**AIM**
Leaving out every picture, retype the lines below from the top through the one that contains "ticks = [-10, -5, 0, 5, 10]".

**PROVIDED MATERIAL**
▼

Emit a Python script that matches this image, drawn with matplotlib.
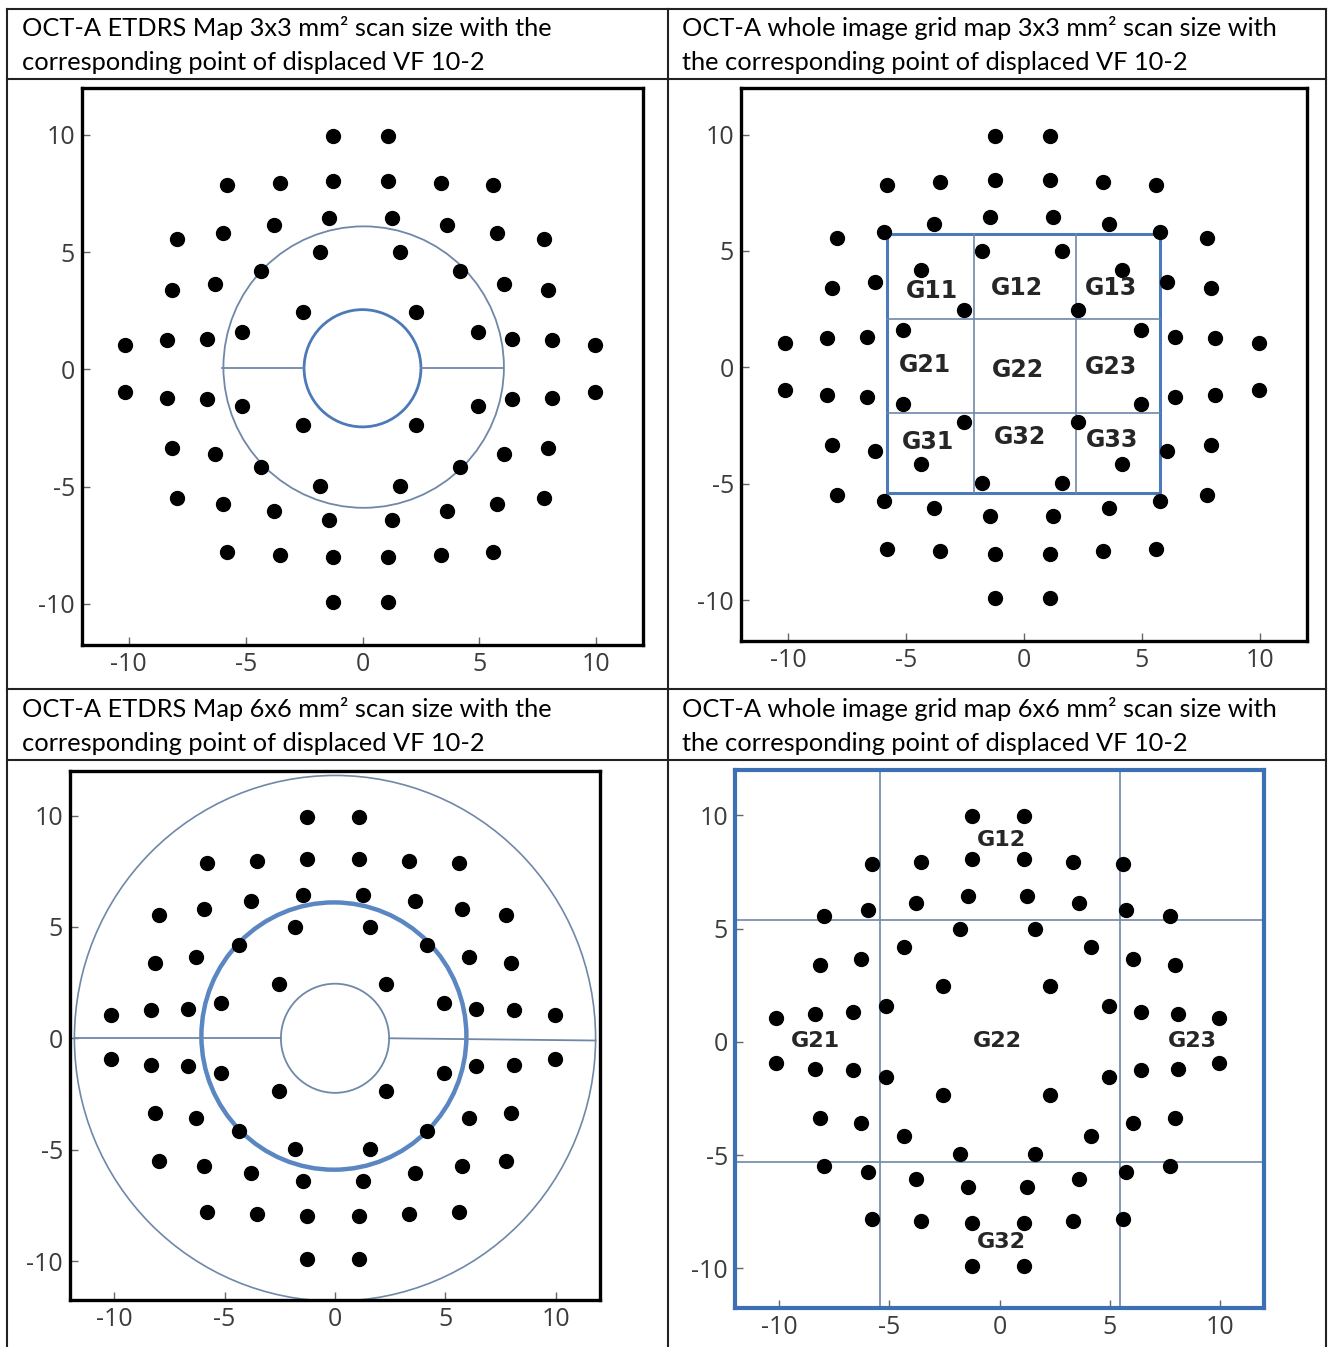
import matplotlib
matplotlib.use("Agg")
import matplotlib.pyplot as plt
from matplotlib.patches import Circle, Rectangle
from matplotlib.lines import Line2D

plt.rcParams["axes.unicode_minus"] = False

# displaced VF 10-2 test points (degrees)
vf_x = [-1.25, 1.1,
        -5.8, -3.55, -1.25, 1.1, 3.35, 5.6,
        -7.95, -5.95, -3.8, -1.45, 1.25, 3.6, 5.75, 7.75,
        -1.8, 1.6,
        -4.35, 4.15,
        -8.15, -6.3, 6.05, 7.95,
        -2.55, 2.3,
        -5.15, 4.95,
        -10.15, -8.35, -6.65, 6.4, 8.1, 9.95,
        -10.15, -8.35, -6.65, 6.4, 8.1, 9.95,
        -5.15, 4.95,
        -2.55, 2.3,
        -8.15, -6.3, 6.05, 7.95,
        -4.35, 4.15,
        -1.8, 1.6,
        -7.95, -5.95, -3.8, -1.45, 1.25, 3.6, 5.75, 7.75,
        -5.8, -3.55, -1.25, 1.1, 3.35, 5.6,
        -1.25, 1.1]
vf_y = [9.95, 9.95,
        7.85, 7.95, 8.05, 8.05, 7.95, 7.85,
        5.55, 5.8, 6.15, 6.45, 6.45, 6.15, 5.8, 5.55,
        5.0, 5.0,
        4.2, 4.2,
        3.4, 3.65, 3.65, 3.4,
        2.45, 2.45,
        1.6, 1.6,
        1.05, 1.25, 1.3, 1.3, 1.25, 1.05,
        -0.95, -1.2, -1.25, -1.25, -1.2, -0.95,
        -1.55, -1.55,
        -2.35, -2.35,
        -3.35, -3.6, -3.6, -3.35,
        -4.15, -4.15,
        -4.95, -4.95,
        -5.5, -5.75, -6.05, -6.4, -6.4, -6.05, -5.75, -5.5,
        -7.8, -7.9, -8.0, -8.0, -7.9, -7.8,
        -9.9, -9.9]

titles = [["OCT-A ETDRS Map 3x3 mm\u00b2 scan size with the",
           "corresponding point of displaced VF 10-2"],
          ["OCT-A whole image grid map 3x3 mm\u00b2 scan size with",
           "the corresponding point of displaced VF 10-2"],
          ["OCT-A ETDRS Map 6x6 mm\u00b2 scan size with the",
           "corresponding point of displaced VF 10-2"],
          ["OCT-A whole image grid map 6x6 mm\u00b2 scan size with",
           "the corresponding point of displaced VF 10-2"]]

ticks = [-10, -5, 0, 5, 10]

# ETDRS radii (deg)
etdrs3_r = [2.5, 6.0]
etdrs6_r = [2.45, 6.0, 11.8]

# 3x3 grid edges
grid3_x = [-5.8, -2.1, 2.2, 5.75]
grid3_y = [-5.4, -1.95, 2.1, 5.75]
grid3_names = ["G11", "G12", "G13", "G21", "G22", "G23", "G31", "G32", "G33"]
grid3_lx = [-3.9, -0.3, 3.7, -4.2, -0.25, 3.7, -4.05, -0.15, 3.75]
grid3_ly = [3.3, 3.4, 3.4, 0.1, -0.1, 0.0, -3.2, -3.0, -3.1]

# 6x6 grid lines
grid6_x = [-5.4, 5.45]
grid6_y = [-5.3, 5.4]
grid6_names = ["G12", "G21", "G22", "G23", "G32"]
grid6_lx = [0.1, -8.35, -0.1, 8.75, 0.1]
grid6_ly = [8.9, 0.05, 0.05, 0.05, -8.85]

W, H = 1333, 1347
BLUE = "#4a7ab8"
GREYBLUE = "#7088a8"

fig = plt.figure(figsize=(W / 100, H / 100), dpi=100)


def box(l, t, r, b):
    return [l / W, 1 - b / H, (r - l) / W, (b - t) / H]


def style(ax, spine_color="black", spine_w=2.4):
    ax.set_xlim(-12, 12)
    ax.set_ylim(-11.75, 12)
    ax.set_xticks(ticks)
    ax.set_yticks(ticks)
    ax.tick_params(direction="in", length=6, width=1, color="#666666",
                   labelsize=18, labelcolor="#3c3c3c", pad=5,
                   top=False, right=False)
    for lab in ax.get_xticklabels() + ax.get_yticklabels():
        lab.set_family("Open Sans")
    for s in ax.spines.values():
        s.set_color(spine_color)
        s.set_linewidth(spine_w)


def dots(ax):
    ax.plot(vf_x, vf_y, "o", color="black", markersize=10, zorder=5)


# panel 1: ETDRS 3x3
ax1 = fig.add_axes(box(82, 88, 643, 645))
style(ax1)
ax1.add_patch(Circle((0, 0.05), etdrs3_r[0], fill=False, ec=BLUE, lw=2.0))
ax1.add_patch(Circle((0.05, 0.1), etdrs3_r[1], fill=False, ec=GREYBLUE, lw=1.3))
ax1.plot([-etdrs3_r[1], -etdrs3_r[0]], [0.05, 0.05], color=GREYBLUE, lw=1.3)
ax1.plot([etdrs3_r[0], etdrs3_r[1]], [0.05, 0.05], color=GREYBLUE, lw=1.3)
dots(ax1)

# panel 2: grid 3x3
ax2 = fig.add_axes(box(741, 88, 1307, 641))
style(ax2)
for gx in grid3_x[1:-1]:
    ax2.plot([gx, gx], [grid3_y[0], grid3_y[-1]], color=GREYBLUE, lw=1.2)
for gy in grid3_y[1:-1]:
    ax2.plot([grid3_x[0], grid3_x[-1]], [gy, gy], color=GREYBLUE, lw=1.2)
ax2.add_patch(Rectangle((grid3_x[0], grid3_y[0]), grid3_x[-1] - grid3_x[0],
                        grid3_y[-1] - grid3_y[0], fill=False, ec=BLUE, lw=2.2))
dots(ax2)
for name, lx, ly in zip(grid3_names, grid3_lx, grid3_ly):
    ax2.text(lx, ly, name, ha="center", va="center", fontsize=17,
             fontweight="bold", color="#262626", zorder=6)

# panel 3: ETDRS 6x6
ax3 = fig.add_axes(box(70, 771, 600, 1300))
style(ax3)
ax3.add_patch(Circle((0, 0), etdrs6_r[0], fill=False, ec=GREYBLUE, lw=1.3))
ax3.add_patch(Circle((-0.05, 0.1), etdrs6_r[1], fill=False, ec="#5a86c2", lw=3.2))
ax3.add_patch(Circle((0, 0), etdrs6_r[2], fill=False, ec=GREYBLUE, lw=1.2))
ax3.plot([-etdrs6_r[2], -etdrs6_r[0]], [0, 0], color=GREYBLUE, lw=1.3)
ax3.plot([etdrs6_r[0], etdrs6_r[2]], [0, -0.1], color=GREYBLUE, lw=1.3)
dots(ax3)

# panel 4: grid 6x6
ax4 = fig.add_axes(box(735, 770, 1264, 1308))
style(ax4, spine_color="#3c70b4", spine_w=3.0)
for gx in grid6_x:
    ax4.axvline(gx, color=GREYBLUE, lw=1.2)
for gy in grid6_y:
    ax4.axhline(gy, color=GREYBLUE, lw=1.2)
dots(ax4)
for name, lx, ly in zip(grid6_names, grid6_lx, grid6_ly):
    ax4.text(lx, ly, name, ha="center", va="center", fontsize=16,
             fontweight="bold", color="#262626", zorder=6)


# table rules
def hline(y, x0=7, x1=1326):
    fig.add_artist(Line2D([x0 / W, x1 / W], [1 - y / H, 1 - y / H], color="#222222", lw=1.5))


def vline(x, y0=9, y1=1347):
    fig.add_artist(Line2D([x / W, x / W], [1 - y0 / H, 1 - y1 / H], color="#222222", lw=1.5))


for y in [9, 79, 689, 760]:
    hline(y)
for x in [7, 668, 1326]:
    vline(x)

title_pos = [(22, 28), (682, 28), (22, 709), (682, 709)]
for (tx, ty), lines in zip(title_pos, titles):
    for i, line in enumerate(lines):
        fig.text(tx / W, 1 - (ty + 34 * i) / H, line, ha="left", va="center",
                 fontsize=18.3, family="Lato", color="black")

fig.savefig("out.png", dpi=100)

▲

**OUTPUT FOR THIS EXERCISE**
Emit a Python script that matches this image, drawn with matplotlib.
import matplotlib
matplotlib.use("Agg")
import matplotlib.pyplot as plt
from matplotlib.patches import Circle, Rectangle
from matplotlib.lines import Line2D

plt.rcParams["axes.unicode_minus"] = False

# displaced VF 10-2 test points (degrees)
vf_x = [-1.25, 1.1,
        -5.8, -3.55, -1.25, 1.1, 3.35, 5.6,
        -7.95, -5.95, -3.8, -1.45, 1.25, 3.6, 5.75, 7.75,
        -1.8, 1.6,
        -4.35, 4.15,
        -8.15, -6.3, 6.05, 7.95,
        -2.55, 2.3,
        -5.15, 4.95,
        -10.15, -8.35, -6.65, 6.4, 8.1, 9.95,
        -10.15, -8.35, -6.65, 6.4, 8.1, 9.95,
        -5.15, 4.95,
        -2.55, 2.3,
        -8.15, -6.3, 6.05, 7.95,
        -4.35, 4.15,
        -1.8, 1.6,
        -7.95, -5.95, -3.8, -1.45, 1.25, 3.6, 5.75, 7.75,
        -5.8, -3.55, -1.25, 1.1, 3.35, 5.6,
        -1.25, 1.1]
vf_y = [9.95, 9.95,
        7.85, 7.95, 8.05, 8.05, 7.95, 7.85,
        5.55, 5.8, 6.15, 6.45, 6.45, 6.15, 5.8, 5.55,
        5.0, 5.0,
        4.2, 4.2,
        3.4, 3.65, 3.65, 3.4,
        2.45, 2.45,
        1.6, 1.6,
        1.05, 1.25, 1.3, 1.3, 1.25, 1.05,
        -0.95, -1.2, -1.25, -1.25, -1.2, -0.95,
        -1.55, -1.55,
        -2.35, -2.35,
        -3.35, -3.6, -3.6, -3.35,
        -4.15, -4.15,
        -4.95, -4.95,
        -5.5, -5.75, -6.05, -6.4, -6.4, -6.05, -5.75, -5.5,
        -7.8, -7.9, -8.0, -8.0, -7.9, -7.8,
        -9.9, -9.9]

titles = [["OCT-A ETDRS Map 3x3 mm\u00b2 scan size with the",
           "corresponding point of displaced VF 10-2"],
          ["OCT-A whole image grid map 3x3 mm\u00b2 scan size with",
           "the corresponding point of displaced VF 10-2"],
          ["OCT-A ETDRS Map 6x6 mm\u00b2 scan size with the",
           "corresponding point of displaced VF 10-2"],
          ["OCT-A whole image grid map 6x6 mm\u00b2 scan size with",
           "the corresponding point of displaced VF 10-2"]]

ticks = [-10, -5, 0, 5, 10]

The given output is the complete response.